The government is “looking at the options” over its support of the New Schools Network, a free schools advocacy charity, after a new report called into question the way the Department for Education makes appointments to public bodies.
The commissioner for public appointments has this week found “serious shortcomings” in the process that saw Toby Young, the NSN’s director, appointed to the board of the new universities regulator, the Office for Students.
Sam Gyimah, an education minister, told MPs today that his department was “looking at the options for support around the New Schools Network”.
The department is looking at the options for support around the New Schools Network and an announcement will be made in due course
Asked by Liberal Democrat MP Layla Moran if, in light of the report’s findings, the government intended to review the contracts and grants handed to the NSN, Gyimah said the situation was under review and an announcement would be made “in due course”.
“Toby Young is the CEO of the New Schools Network, which has been awarded a series of government grants to provide advice to people opening a free school,” said Moran. “In the light of the blatant cronyism we have seen as a result of this report, does the government now intend to review those contracts and whether or not due process was followed there?”
“The department is looking at the options for support around the New Schools Network and an announcement will be made in due course,” Gyimah replied.
The appointment of Young, a former journalist and founder of the West London Free School, to the OfS board was announced at midnight on New Year’s Day and prompted a fierce, immediate backlash, particularly in reference to comments made in past articles and on social media.
Although some of the criticism centred on Young’s perceived lack of credentials for the role, the government also came under pressure to fire him over numerous offensive comments he has made on social media, and for his views on some education issues.
These include multiple tweets about the size of various women’s breasts, and one in which he refers to a gay celebrity as “queer as a coot”. It also emerged that Young had deleted tens of thousands of his tweets.
His commitment to inclusive education was also questioned, after comments he made in a 2012 article for The Spectator appeared to attack the use of wheelchair ramps in schools and mock the work of special educational needs departments. Young has also previously written in favour of using “progressive eugenics” to improve intelligence.

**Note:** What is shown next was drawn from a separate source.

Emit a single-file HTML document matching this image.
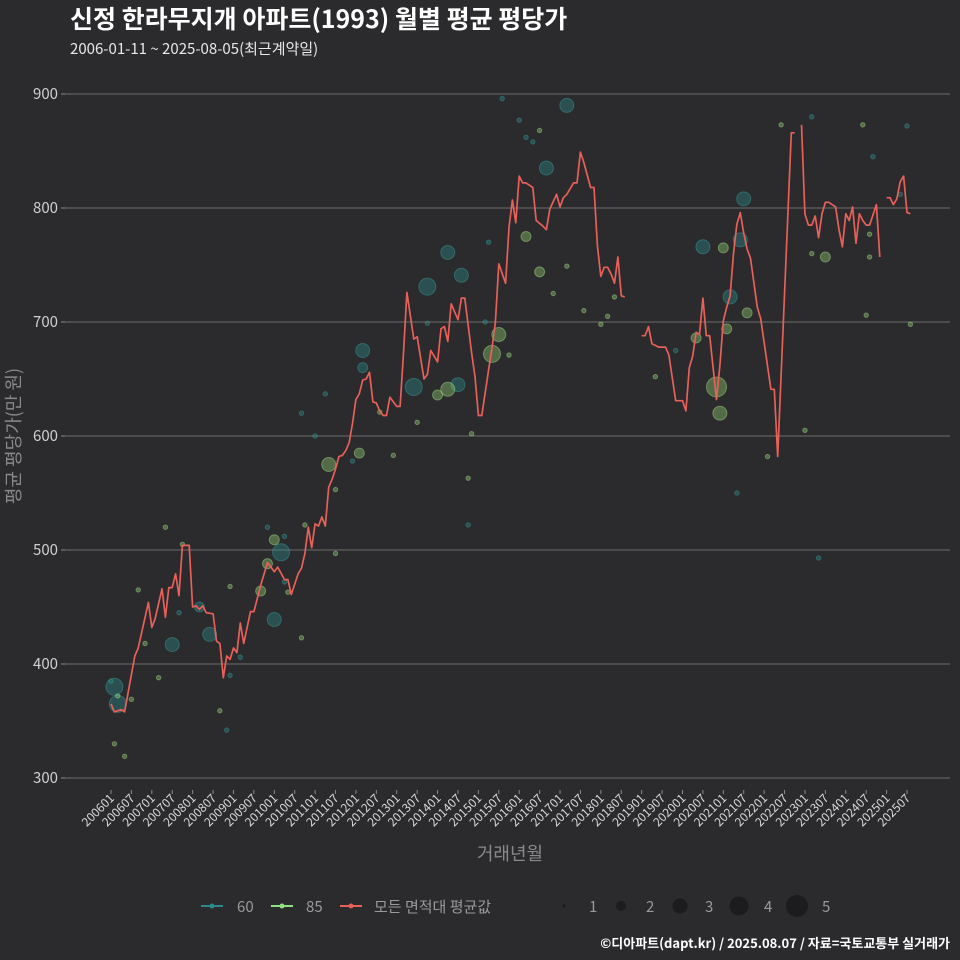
<!DOCTYPE html>
<html><head><meta charset="utf-8">
<style>
html,body{margin:0;padding:0;background:#2b2a2c;}
svg{display:block;font-family:"Noto Sans CJK KR","Liberation Sans",sans-serif;}
</style></head>
<body>
<svg id="chart" width="960" height="960" viewBox="0 0 960 960">
<rect x="0" y="0" width="960" height="960" fill="#2b2a2c"/>
<text x="70" y="28" fill="#ffffff" font-size="25" font-weight="bold">신정 한라무지개 아파트(1993) 월별 평균 평당가</text>
<text x="70" y="54" fill="#e8e8e8" font-size="15">2006-01-11 ~ 2025-08-05(최근계약일)</text>
<g id="grid"></g>
<g id="bubbles"></g>
<g id="line"></g>
<g id="xaxis"></g>
<text transform="translate(20,436) rotate(-90)" text-anchor="middle" fill="#8a8a8a" font-size="18">평균 평당가(만 원)</text>
<text x="510" y="860" text-anchor="middle" fill="#8a8a8a" font-size="18">거래년월</text>
<g font-size="15" fill="#9a9a9a">
  <g>
    <line x1="201" y1="906" x2="223" y2="906" stroke="#2a8a8a" stroke-width="2"/><circle cx="212" cy="906" r="2.5" fill="#2a8a8a"/>
    <text x="237" y="912">60</text></g>
  <g>
    <line x1="271" y1="906" x2="293" y2="906" stroke="#8fe080" stroke-width="2"/><circle cx="282" cy="906" r="2.5" fill="#8fe080"/>
    <text x="306" y="912">85</text></g>
  <g>
    <line x1="340" y1="906" x2="362" y2="906" stroke="#e8605a" stroke-width="2"/><circle cx="351" cy="906" r="2.5" fill="#e8605a"/>
    <text x="374" y="912">모든 면적대 평균값</text></g>
  <g fill="#1c1b1d">
    <circle cx="564" cy="906" r="1.5"/><text x="589" y="912" fill="#9a9a9a">1</text>
    <circle cx="621" cy="906" r="5"/><text x="646" y="912" fill="#9a9a9a">2</text>
    <circle cx="680" cy="906" r="7.5"/><text x="705" y="912" fill="#9a9a9a">3</text>
    <circle cx="739" cy="906" r="9.5"/><text x="764" y="912" fill="#9a9a9a">4</text>
    <circle cx="797" cy="906" r="11"/><text x="822" y="912" fill="#9a9a9a">5</text>
  </g>
</g>
<text x="950" y="948" text-anchor="end" fill="#ffffff" font-size="13" font-weight="bold">©디아파트(dapt.kr) / 2025.08.07 / 자료=국토교통부 실거래가</text>
</svg>
<script>
// y tick labels
const yTicks = [300, 400, 500, 600, 700, 800, 900];
// average line: month index (0 = 2006-01), value; null = gap
const lineMonths = [0,1,3,4,7,8,11,12,13,15,16,17,18,19,20,21,23,24,25,26,27,28,30,31,32,33,34,35,36,37,38,39,41,42,44,46,48,49,51,52,53,55,56,57,58,59,60,61,62,63,64,65,66,67,68,69,70,71,72,73,74,75,76,77,78,79,80,81,82,84,85,86,87,89,90,92,93,94,96,97,98,99,100,102,103,104,106,107,108,109,111,112,113,114,116,117,118,119,120,121,122,124,125,127,128,129,131,132,133,134,136,137,138,139,141,142,143,144,145,146,147,148,149,150,151,154,156,157,158,159,161,163,164,166,168,169,170,171,172,173,174,175,176,178,179,180,181,182,183,184,185,186,187,188,190,191,194,195,196,200,201,202,203,204,205,206,207,208,209,210,211,213,214,215,216,217,218,219,220,221,222,223,225,226,227,228,229,230,231,232,233,234,235];
const lineValues = [365,358,360,358,407,414,454,432,440,466,441,467,467,479,460,504,504,450,451,448,451,445,444,420,418,388,407,404,414,410,436,418,446,446,469,489,481,485,474,474,461,479,484,497,520,502,523,521,529,521,555,562,571,582,583,587,594,611,632,637,649,650,656,630,629,622,618,618,634,626,626,673,726,685,687,650,654,675,665,694,696,683,716,702,721,721,673,652,618,618,658,677,700,751,734,783,807,787,828,822,822,818,789,784,781,799,812,801,809,812,822,822,849,840,818,818,767,740,748,748,742,734,757,723,722,null,688,688,696,681,678,678,671,631,631,622,660,670,691,689,721,688,688,632,662,701,713,723,760,786,796,778,764,756,713,703,641,641,582,866,866,null,873,795,785,785,793,774,795,805,805,801,781,766,795,789,801,769,795,789,785,785,803,757,null,809,809,803,808,823,828,796,795,786];
// 60㎡ bubbles
const m60Months = [1,2,0,18,26,29,48,50,51,46,35,34,89,93,99,103,102,74,74,134,128,111,115,120,122,124,166,184,186,182,185,206,174,110,105,93,71,63,56,51,60,38,20,208,224,232,234];
const m60Values = [380,365,385,417,450,426,439,498,472,520,390,342,643,731,761,741,645,675,660,890,835,770,896,877,862,858,675,550,808,722,772,880,766,700,522,699,578,637,620,512,600,406,445,493,845,812,872];
const m60Sizes = [4,4,1,3,2,3,3,4,1,1,1,1,4,4,3,3,3,3,2,3,3,1,1,1,1,1,1,1,3,3,3,1,3,1,1,1,1,1,1,1,1,1,1,1,1,1,1];
// 85㎡ bubbles
const m85Months = [2,1,4,6,8,10,14,16,21,32,35,44,46,48,52,56,57,64,66,66,73,79,83,90,96,99,105,112,114,122,126,130,134,139,144,148,160,172,178,179,181,180,187,193,197,206,210,204,221,222,223,223,235,146,126,117,106];
const m85Values = [372,330,319,369,465,418,388,520,505,359,468,464,488,509,463,423,522,575,497,553,585,621,583,612,636,641,563,672,689,775,744,725,749,710,698,722,652,686,643,620,694,765,708,582,873,760,757,605,873,706,777,757,698,705,868,671,602];
const m85Sizes = [1,1,1,1,1,1,1,1,1,1,1,2,2,2,1,1,1,3,1,1,2,1,1,1,2,3,1,4,3,2,2,1,1,1,1,1,1,2,5,3,2,2,2,1,1,1,2,1,1,1,1,1,1,1,1,1,1];
// x tick labels (every 6 months)
const xTickLabels = [];
for (let y = 2006; y <= 2025; y++) { xTickLabels.push(y + '01'); xTickLabels.push(y + '07'); }

const NS = 'http://www.w3.org/2000/svg';
function xScale(m) { return 111 + m * (796 / 234); }
function yScale(v) { return 778 - (v - 300) * (684 / 600); }
function rScale(s) { return [0, 2.2, 5, 7, 8.5, 10][s]; }
function mk(tag, attrs, parent) {
  const el = document.createElementNS(NS, tag);
  for (const k in attrs) el.setAttribute(k, attrs[k]);
  parent.appendChild(el);
  return el;
}
const grid = document.getElementById('grid');
yTicks.forEach(t => {
  const y = yScale(t);
  const ln = mk('line', {x1: 65, x2: 950, y1: y, y2: y, stroke: '#6e6e6e', 'stroke-width': 1}, grid);
  
  
  const tk = mk('line', {x1: 61, x2: 65, y1: y, y2: y, stroke: '#8a8a8a'}, grid);
  
  
  const tx = mk('text', {x: 58, y: y + 5, 'text-anchor': 'end', fill: '#d0d0d0', 'font-size': 15}, grid);
  
  
  tx.textContent = t;
});
const xa = document.getElementById('xaxis');
xTickLabels.forEach((lab, i) => {
  const x = xScale(i * 6);
  const tk = mk('line', {x1: x, x2: x, y1: 790, y2: 794, stroke: '#8a8a8a'}, xa);
  
  
  const tx = mk('text', {transform: 'translate(' + (x + 4) + ',799) rotate(-45)', 'text-anchor': 'end', fill: '#d8d8d8', 'font-size': 12}, xa);
  
  
  tx.textContent = lab;
});
const bub = document.getElementById('bubbles');
function drawBubbles(ms, vs, ss, fill, stroke, name) {
  ms.forEach((m, i) => {
    const c = mk('circle', {cx: xScale(m), cy: yScale(vs[i]), r: rScale(ss[i]), fill: fill, 'fill-opacity': 0.4, stroke: stroke, 'stroke-opacity': 0.45, 'stroke-width': 1}, bub);
    
    
  });
}
drawBubbles(m60Months, m60Values, m60Sizes, '#2a8a8a', '#3aa0a0', 'bubble-60');
drawBubbles(m85Months, m85Values, m85Sizes, '#90d070', '#a8e090', 'bubble-85');
const lg = document.getElementById('line');
let d = '', pen = false;
lineMonths.forEach((m, i) => {
  const v = lineValues[i];
  if (v === null) { pen = false; return; }
  d += (pen ? 'L' : 'M') + xScale(m).toFixed(1) + ',' + yScale(v).toFixed(1);
  pen = true;
});
const p = mk('path', {d: d, fill: 'none', stroke: '#e8605a', 'stroke-width': 1.7, 'stroke-linejoin': 'round'}, lg);


</script>
</body></html>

Young withdrew from the OfS on January 9, saying he wanted to focus on his work with the NSN, which he has led since last January.
The commissioner’s report into his appointment found that “important principles in the governance code” were “breached or compromised” in a “number of areas”, including “inadequate” due diligence, that was not conducted “in respect of all candidates on an equal basis”.
It said DfE did not “delve back extensively into social media” when assessing the suitability of Young as a candidate, even though the social media activity of a candidate for the student experience role was “extensively examined”.
“The evidence presented to the commissioner indicates that the decision on whether or not to appoint one candidate in particular was heavily influenced, not by the panel, but by special advisers notably from 10 Downing Street,” it added.
Gyimah said today that his department would respond to the commissioner’s report, and was “working with the cabinet office and we will do as the commissioner has recommended we do to make sure that this process works better in future”.
In 2016-17, the New Schools Network received around £2.1 million, 85 per cent of its total income, from the Department for Education.
Schools Week approached the New Schools Network for comment.